*The exercise*:
Starting from the top of the material, restate each line exactly until the line that contains "plt.rcParams['axes.unicode_minus'] = False", which is also copied. Pictures are excluded.
# start of Records for this task
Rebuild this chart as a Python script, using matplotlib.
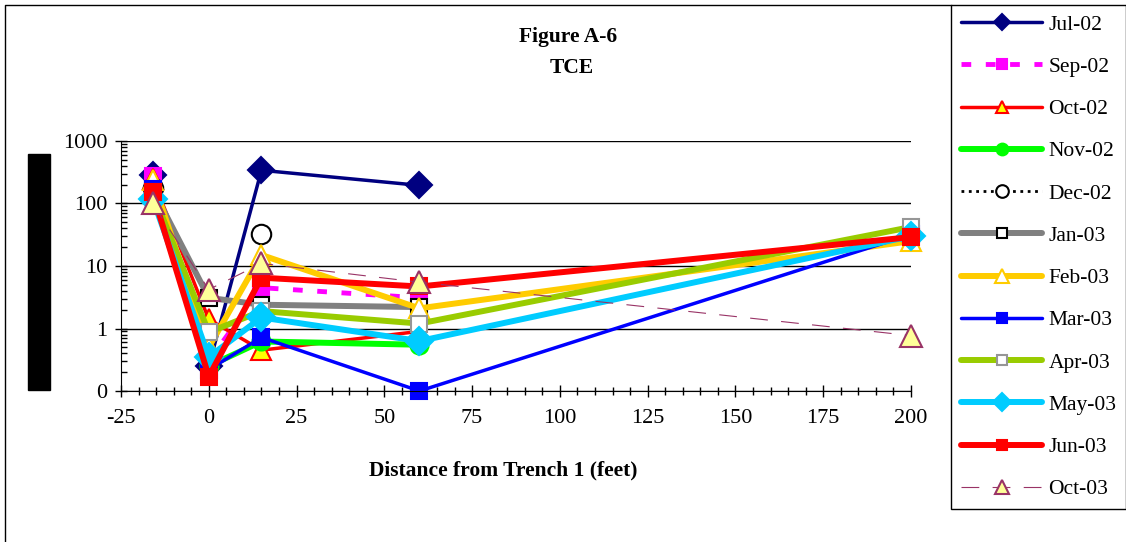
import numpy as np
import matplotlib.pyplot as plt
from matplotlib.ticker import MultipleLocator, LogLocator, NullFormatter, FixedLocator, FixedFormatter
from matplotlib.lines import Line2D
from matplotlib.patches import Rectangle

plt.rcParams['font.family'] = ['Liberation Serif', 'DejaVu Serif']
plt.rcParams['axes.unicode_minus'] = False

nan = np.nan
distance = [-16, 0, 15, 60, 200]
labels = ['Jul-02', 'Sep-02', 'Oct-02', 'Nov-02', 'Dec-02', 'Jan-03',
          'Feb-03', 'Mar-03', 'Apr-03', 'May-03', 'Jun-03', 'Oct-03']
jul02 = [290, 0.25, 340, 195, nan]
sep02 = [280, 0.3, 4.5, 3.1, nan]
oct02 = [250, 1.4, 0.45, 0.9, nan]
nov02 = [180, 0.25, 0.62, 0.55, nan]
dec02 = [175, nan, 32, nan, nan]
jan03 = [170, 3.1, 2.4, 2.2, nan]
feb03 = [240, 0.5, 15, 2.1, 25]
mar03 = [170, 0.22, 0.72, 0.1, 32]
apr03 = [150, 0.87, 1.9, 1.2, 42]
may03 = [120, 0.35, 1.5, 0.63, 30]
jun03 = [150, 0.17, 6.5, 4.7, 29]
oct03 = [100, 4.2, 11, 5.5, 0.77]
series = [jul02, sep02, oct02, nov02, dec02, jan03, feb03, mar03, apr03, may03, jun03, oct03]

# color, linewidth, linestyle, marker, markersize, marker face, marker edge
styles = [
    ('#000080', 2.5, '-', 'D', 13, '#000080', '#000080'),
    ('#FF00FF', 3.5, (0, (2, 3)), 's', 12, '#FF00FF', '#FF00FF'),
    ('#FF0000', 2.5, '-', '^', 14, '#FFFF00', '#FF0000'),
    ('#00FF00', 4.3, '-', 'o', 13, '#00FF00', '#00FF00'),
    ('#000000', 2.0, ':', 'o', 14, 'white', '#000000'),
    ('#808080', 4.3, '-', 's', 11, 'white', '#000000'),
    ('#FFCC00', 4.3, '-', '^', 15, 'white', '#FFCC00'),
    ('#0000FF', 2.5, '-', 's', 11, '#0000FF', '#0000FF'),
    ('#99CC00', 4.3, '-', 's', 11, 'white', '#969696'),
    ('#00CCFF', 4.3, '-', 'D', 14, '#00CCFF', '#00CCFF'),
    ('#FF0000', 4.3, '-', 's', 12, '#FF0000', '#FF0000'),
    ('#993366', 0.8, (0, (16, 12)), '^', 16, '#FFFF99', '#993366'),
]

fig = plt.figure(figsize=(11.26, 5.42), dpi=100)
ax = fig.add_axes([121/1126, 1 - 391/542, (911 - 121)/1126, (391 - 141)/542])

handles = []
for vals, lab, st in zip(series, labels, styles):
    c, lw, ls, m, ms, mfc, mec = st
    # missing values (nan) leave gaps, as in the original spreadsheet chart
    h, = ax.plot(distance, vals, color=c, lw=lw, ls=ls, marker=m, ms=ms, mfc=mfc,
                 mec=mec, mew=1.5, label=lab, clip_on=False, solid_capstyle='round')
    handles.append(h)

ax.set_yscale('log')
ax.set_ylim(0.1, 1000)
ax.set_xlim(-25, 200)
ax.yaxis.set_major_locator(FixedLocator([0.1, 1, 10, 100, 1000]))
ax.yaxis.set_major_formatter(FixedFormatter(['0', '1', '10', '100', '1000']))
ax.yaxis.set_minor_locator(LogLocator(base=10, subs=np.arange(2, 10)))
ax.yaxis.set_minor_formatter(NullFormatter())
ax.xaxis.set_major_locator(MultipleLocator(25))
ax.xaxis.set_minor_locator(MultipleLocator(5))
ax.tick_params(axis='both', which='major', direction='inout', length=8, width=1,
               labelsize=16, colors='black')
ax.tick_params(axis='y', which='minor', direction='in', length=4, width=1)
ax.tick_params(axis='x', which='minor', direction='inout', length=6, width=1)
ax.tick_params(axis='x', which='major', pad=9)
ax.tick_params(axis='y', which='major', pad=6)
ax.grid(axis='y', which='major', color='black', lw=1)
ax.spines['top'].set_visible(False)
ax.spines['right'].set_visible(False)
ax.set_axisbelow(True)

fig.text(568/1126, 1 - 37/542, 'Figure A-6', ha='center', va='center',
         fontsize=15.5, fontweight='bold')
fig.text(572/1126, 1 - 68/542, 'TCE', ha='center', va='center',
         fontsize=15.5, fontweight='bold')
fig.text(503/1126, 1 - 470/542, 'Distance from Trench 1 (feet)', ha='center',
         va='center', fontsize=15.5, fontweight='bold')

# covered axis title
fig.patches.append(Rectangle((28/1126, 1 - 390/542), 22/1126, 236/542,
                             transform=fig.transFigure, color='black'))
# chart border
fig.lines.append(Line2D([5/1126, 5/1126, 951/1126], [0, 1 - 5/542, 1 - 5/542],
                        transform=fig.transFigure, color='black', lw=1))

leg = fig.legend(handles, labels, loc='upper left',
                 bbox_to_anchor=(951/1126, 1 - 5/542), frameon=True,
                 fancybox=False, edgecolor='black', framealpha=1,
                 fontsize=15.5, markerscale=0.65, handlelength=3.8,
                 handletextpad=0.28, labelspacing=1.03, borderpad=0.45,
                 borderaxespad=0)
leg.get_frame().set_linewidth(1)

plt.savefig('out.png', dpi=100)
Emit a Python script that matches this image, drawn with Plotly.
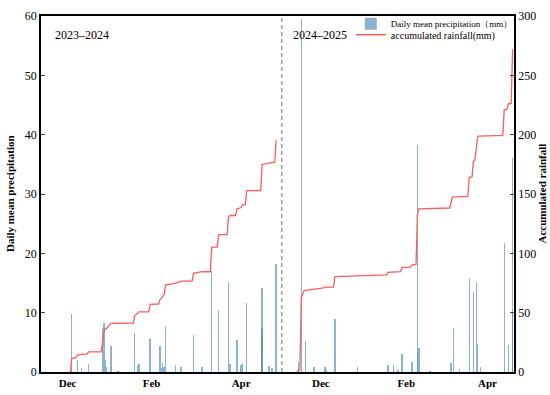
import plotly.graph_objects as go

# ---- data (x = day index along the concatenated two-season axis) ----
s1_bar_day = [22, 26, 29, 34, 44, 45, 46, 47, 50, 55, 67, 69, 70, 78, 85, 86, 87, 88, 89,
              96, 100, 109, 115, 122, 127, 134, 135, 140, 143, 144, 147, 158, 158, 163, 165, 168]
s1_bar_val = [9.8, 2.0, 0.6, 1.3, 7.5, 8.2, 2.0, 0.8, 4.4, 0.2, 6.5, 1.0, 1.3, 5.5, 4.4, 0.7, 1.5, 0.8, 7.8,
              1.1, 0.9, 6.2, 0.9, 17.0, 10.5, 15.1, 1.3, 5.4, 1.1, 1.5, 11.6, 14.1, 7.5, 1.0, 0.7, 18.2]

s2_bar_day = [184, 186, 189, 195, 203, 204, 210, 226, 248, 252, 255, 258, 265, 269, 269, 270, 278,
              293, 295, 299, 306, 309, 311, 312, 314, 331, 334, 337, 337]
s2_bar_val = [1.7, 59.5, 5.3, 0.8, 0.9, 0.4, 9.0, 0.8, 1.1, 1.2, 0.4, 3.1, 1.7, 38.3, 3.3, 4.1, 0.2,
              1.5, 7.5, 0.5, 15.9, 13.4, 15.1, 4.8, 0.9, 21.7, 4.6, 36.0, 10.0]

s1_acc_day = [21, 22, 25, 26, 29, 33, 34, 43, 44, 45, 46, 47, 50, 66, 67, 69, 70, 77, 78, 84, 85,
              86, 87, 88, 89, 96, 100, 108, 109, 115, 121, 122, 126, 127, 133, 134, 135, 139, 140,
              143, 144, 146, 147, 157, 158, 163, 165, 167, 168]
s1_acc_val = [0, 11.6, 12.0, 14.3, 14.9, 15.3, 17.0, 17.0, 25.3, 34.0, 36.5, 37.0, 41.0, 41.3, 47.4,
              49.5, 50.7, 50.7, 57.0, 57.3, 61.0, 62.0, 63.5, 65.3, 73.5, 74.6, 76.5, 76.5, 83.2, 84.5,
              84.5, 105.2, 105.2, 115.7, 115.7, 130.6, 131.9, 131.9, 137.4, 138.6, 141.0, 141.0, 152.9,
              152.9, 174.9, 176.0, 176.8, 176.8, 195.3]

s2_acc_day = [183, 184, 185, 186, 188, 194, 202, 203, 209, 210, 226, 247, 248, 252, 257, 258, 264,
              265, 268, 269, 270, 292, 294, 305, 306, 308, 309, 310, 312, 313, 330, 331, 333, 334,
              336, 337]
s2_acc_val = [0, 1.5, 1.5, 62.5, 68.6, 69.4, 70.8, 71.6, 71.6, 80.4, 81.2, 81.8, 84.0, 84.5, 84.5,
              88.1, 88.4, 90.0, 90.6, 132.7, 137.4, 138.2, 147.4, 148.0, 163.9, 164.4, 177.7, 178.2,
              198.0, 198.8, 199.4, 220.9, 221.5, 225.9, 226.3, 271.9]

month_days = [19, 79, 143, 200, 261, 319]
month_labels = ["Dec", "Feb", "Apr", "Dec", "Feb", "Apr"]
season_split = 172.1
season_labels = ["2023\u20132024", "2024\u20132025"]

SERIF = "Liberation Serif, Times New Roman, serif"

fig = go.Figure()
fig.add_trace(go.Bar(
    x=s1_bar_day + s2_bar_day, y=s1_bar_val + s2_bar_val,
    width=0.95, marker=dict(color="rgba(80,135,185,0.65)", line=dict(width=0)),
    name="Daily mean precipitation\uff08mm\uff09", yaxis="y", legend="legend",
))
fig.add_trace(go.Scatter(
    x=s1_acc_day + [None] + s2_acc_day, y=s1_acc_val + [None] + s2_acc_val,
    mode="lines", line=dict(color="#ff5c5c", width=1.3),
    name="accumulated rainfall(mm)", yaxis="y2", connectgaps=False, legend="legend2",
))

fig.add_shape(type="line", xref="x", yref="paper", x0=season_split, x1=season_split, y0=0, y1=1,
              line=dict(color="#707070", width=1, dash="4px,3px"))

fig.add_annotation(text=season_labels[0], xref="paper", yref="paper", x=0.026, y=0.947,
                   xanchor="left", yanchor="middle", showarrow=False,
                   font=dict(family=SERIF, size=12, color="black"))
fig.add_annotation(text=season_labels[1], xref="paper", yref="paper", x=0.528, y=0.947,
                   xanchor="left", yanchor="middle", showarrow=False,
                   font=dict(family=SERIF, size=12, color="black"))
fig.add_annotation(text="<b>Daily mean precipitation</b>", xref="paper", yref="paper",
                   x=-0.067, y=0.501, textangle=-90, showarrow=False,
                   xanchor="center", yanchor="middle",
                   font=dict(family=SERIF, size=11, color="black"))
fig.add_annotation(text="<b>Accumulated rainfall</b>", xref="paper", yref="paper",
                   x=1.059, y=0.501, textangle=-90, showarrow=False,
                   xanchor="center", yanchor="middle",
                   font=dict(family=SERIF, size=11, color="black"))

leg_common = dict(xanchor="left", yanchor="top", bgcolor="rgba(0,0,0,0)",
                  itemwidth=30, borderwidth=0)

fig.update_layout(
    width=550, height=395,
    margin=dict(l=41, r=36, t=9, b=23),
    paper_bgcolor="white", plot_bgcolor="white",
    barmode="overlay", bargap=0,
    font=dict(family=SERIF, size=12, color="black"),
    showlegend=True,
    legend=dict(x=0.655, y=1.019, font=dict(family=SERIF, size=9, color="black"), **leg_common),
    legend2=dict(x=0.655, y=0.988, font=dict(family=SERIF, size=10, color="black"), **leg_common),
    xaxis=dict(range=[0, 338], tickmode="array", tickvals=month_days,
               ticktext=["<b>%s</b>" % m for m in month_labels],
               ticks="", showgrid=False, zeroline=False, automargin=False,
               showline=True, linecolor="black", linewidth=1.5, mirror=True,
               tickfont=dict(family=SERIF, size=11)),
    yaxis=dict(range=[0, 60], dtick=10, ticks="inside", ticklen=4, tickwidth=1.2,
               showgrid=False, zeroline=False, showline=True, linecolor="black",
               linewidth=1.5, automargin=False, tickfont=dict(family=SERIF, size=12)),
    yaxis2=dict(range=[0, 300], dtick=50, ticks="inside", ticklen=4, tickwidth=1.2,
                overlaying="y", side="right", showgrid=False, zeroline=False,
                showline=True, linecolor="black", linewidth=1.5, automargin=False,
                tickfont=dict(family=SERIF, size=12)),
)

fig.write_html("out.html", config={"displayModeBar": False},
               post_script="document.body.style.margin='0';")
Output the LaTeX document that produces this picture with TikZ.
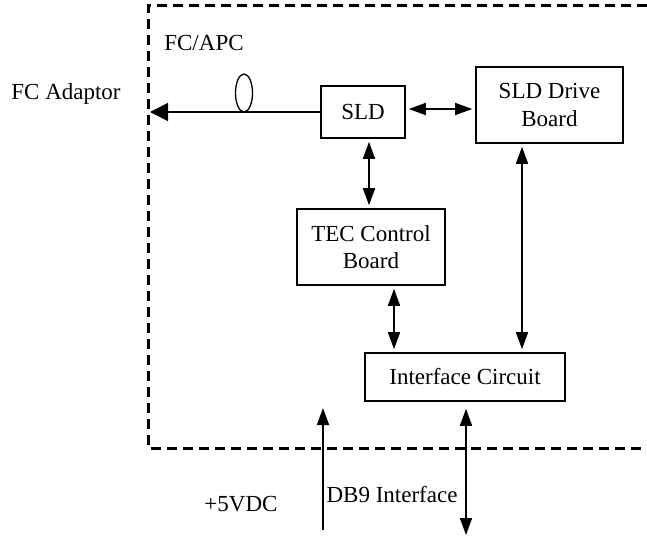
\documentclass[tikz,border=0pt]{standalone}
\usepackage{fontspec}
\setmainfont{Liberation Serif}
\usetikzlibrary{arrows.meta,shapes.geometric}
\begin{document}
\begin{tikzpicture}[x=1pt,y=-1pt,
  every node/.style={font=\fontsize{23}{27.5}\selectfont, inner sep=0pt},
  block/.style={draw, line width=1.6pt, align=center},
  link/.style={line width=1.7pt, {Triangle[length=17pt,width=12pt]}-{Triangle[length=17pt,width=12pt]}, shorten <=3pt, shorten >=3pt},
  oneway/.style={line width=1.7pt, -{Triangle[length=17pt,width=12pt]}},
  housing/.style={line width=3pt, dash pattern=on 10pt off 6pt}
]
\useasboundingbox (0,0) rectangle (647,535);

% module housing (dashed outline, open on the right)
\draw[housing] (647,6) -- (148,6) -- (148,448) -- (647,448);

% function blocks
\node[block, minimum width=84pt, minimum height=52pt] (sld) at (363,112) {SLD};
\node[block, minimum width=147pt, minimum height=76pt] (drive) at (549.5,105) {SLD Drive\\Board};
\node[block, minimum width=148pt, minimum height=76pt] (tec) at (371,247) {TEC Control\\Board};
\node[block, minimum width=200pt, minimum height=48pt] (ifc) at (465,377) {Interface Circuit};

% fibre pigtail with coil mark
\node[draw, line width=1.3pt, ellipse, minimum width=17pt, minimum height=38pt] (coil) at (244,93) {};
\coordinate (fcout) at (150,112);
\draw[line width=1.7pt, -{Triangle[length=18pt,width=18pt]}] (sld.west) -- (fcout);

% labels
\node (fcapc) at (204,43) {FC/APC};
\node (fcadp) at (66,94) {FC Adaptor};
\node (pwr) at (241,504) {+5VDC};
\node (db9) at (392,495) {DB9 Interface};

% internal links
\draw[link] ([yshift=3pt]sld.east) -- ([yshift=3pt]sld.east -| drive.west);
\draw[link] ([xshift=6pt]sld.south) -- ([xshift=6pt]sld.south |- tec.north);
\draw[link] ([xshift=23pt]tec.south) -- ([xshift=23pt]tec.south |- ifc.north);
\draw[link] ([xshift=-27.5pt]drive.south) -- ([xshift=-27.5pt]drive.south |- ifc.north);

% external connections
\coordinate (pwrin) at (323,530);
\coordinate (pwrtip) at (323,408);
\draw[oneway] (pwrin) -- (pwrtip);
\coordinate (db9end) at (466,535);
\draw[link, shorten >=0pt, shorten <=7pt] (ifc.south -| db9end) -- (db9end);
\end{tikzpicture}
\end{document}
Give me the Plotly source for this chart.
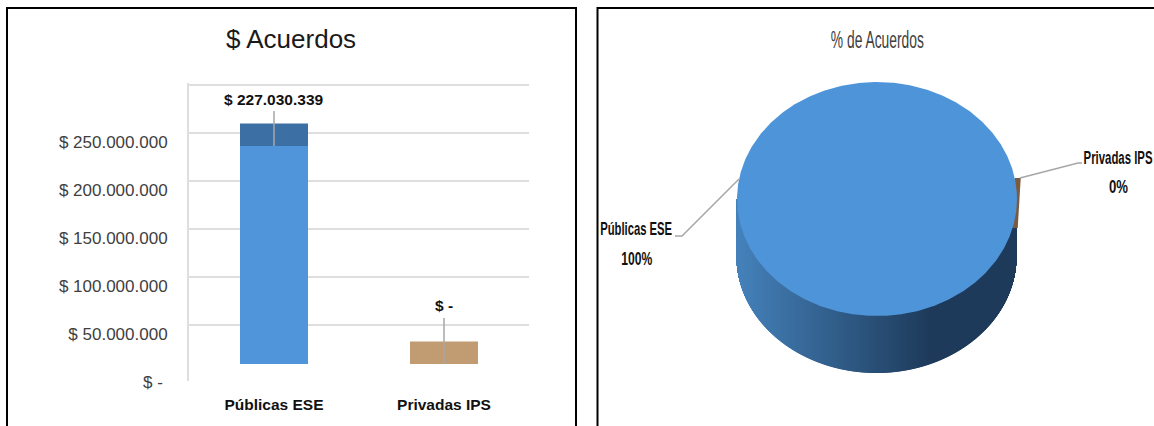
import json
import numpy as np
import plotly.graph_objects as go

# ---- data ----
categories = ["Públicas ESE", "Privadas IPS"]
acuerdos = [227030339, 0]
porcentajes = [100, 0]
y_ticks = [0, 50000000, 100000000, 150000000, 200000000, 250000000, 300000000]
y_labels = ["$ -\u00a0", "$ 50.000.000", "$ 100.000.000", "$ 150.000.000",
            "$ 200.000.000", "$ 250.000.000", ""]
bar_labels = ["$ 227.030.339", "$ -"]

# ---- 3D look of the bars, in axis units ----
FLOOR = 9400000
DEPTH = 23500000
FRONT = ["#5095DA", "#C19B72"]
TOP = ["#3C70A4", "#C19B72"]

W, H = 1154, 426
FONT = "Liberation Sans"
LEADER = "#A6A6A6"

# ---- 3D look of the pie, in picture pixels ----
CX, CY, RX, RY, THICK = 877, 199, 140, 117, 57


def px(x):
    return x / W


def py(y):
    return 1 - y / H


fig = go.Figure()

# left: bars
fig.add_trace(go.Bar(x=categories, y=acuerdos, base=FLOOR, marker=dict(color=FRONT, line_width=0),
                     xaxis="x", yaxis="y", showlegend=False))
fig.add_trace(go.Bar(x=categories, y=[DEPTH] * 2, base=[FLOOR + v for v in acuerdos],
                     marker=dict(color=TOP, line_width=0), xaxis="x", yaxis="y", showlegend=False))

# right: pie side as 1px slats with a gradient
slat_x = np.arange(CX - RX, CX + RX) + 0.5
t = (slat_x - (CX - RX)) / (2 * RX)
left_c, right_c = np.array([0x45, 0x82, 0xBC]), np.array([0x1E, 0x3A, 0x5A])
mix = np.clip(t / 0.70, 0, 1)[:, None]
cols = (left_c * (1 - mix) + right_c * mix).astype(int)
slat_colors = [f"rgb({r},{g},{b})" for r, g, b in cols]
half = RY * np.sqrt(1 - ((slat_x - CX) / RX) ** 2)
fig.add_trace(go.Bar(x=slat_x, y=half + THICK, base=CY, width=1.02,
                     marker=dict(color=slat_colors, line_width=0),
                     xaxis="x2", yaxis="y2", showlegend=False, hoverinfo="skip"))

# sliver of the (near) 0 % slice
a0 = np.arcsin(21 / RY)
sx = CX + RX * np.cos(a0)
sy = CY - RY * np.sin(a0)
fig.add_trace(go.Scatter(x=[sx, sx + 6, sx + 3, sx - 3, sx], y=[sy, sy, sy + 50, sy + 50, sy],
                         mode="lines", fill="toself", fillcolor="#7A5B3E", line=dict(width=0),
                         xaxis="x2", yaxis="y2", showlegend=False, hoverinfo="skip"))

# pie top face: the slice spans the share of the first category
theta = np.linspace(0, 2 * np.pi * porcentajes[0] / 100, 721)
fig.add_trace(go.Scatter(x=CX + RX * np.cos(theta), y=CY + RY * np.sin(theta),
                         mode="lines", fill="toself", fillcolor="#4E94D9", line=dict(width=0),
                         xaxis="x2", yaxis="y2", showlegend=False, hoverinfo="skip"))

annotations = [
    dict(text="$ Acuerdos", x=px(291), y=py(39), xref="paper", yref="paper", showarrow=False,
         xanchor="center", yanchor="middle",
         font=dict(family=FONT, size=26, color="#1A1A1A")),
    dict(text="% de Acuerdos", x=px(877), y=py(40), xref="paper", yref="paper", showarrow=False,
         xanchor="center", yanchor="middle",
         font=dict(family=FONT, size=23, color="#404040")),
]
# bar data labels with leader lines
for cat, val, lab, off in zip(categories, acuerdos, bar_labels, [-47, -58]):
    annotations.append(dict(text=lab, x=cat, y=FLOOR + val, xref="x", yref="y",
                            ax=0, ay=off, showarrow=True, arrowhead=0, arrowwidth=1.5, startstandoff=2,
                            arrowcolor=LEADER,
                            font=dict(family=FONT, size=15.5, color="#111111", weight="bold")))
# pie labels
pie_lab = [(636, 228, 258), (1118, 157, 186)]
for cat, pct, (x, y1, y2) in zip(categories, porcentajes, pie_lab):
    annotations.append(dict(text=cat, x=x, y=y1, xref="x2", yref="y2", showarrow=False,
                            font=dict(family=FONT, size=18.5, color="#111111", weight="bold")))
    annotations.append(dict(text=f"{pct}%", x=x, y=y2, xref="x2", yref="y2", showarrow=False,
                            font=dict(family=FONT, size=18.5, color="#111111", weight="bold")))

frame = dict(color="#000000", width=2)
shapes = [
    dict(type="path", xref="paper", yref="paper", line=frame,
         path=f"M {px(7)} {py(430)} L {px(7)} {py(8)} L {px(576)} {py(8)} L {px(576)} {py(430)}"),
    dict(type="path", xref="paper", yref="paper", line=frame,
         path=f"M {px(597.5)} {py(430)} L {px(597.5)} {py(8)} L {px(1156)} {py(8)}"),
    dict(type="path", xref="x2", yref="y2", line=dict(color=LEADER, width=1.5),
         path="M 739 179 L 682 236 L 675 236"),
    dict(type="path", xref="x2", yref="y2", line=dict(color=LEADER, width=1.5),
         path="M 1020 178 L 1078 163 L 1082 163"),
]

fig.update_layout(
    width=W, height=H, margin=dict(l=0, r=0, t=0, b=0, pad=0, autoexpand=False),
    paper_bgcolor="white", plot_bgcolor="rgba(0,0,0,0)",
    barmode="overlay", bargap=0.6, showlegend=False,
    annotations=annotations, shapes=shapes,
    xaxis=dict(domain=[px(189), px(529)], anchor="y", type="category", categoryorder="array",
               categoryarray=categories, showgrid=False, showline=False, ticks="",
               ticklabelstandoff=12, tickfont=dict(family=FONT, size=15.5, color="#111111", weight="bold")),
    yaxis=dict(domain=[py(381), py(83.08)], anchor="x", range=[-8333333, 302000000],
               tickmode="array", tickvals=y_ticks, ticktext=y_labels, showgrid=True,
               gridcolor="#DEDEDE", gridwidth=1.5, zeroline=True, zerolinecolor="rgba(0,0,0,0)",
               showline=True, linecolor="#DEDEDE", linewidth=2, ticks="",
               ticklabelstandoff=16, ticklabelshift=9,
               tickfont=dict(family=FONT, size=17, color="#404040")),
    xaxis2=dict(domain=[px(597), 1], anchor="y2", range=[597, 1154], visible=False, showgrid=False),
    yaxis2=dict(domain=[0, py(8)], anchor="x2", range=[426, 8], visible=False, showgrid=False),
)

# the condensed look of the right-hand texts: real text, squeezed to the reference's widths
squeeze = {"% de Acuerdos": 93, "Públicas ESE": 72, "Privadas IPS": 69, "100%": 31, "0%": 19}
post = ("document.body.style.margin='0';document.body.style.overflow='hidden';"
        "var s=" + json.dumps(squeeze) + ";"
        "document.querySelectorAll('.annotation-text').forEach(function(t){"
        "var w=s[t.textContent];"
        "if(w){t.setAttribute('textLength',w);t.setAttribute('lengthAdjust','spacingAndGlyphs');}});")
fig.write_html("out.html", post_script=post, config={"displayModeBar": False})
# end of Records for this task
*Answer for the task*:
Rebuild this chart as a Python script, using matplotlib.
import numpy as np
import matplotlib.pyplot as plt
from matplotlib.ticker import MultipleLocator, LogLocator, NullFormatter, FixedLocator, FixedFormatter
from matplotlib.lines import Line2D
from matplotlib.patches import Rectangle

plt.rcParams['font.family'] = ['Liberation Serif', 'DejaVu Serif']
plt.rcParams['axes.unicode_minus'] = False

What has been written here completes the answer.